WRITTEN PROBLEM> Retype every line from the start of the data down to and including the line with "Contenido de Humedad\nMétodo". Skip the pictures.

DATASET EXCERPTS>
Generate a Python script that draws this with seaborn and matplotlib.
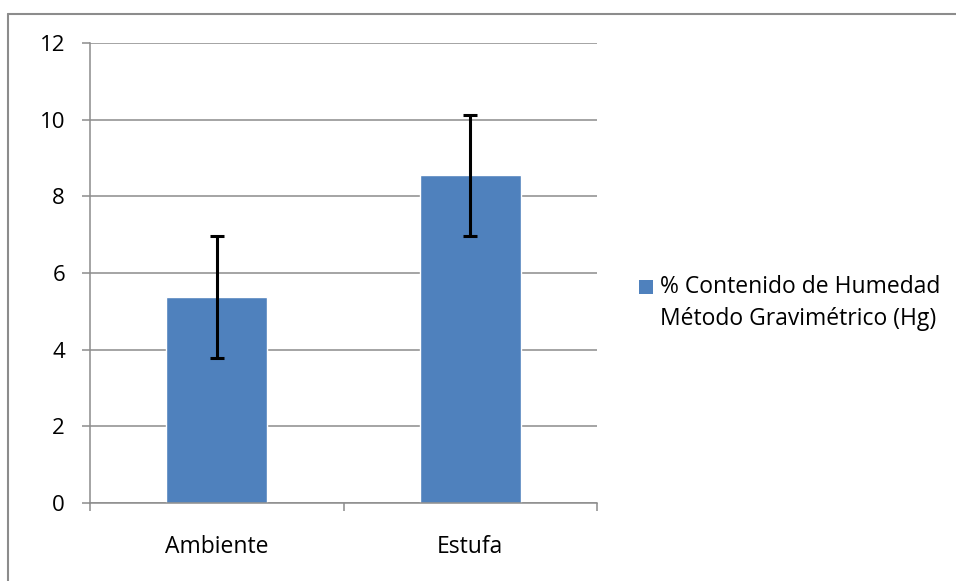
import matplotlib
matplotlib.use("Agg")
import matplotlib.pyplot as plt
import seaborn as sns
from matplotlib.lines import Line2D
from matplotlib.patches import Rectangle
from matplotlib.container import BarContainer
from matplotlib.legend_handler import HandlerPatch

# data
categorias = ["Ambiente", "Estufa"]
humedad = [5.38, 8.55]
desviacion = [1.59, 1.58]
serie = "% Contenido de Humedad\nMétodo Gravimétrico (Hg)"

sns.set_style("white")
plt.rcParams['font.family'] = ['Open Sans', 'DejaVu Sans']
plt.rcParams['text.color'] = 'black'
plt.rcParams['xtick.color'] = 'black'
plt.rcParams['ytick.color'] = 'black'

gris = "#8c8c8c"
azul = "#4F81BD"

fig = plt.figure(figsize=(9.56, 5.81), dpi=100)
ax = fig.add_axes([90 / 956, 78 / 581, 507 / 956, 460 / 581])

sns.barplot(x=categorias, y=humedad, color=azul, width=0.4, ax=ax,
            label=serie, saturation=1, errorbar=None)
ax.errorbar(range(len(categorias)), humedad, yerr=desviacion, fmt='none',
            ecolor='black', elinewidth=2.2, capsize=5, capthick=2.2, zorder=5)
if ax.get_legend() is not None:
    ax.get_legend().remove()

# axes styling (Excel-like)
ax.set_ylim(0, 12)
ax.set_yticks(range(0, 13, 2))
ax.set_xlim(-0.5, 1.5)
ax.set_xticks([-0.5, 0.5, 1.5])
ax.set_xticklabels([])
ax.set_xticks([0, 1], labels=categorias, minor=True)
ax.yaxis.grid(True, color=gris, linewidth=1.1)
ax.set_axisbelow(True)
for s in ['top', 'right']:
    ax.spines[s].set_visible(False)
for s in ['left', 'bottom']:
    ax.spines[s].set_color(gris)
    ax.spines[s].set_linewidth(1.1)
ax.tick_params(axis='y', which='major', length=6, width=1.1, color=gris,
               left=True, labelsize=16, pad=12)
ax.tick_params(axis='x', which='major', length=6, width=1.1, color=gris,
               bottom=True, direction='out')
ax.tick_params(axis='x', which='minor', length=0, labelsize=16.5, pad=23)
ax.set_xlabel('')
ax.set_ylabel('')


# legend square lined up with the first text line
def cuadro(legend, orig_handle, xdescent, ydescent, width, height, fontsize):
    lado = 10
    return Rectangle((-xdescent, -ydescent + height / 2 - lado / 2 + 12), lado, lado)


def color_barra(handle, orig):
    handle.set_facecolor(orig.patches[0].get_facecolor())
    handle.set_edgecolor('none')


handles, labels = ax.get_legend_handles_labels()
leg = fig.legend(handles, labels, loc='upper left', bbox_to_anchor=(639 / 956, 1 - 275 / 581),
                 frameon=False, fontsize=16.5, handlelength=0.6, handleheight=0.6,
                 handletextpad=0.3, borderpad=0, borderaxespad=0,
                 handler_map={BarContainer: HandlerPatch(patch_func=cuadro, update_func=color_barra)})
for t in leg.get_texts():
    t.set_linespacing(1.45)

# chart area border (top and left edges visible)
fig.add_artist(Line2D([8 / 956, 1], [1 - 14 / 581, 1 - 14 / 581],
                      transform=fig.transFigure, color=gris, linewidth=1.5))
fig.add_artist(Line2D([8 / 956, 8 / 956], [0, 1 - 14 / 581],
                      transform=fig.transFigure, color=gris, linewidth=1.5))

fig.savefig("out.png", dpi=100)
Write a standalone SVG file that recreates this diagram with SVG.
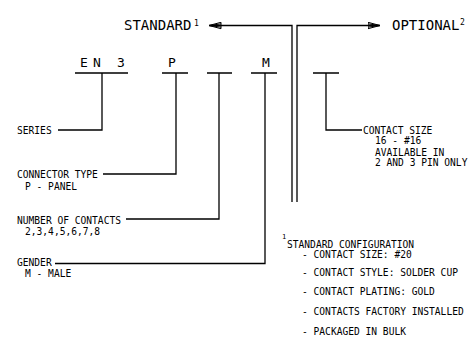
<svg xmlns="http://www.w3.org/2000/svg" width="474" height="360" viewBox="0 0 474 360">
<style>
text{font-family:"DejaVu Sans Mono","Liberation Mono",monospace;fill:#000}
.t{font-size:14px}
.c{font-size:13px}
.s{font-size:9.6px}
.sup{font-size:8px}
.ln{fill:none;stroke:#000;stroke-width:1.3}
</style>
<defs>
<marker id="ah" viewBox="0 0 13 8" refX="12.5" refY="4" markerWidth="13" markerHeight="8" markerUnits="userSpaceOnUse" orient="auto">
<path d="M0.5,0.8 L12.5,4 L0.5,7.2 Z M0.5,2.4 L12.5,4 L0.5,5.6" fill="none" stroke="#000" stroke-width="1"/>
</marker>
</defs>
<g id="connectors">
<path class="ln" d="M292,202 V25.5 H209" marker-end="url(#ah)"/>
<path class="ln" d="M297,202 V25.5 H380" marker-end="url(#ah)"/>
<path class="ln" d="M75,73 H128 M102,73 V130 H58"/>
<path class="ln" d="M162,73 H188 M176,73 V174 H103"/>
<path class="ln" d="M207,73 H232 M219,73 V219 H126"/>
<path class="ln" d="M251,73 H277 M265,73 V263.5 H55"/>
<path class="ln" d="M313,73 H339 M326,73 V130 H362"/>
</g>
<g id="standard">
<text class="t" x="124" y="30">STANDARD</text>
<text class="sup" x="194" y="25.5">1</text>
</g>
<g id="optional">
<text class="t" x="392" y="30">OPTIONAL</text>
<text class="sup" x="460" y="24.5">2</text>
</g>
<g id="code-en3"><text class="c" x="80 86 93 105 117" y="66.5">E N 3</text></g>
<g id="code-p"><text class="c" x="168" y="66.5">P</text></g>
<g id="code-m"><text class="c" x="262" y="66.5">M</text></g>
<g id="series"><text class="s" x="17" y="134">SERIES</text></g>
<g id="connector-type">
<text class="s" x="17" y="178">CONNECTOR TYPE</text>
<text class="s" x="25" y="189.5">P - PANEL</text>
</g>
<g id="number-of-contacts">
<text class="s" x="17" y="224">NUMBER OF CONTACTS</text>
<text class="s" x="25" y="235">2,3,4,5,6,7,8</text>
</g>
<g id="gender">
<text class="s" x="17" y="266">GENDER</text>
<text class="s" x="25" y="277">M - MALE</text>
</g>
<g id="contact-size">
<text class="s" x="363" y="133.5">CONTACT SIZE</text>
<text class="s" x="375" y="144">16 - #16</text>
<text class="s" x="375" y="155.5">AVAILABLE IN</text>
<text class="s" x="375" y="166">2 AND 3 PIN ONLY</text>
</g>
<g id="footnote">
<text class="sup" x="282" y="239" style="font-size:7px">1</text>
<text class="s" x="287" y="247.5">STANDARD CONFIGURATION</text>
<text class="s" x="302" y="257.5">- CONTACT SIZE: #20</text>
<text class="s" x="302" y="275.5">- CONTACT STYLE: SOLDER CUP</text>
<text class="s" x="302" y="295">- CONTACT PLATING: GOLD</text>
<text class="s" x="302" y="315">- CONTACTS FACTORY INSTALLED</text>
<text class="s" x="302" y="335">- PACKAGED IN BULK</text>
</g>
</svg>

FINAL RESULT>
Generate a Python script that draws this with seaborn and matplotlib.
import matplotlib
matplotlib.use("Agg")
import matplotlib.pyplot as plt
import seaborn as sns
from matplotlib.lines import Line2D
from matplotlib.patches import Rectangle
from matplotlib.container import BarContainer
from matplotlib.legend_handler import HandlerPatch

# data
categorias = ["Ambiente", "Estufa"]
humedad = [5.38, 8.55]
desviacion = [1.59, 1.58]
serie = "% Contenido de Humedad\nMétodo Gravimétrico (Hg)"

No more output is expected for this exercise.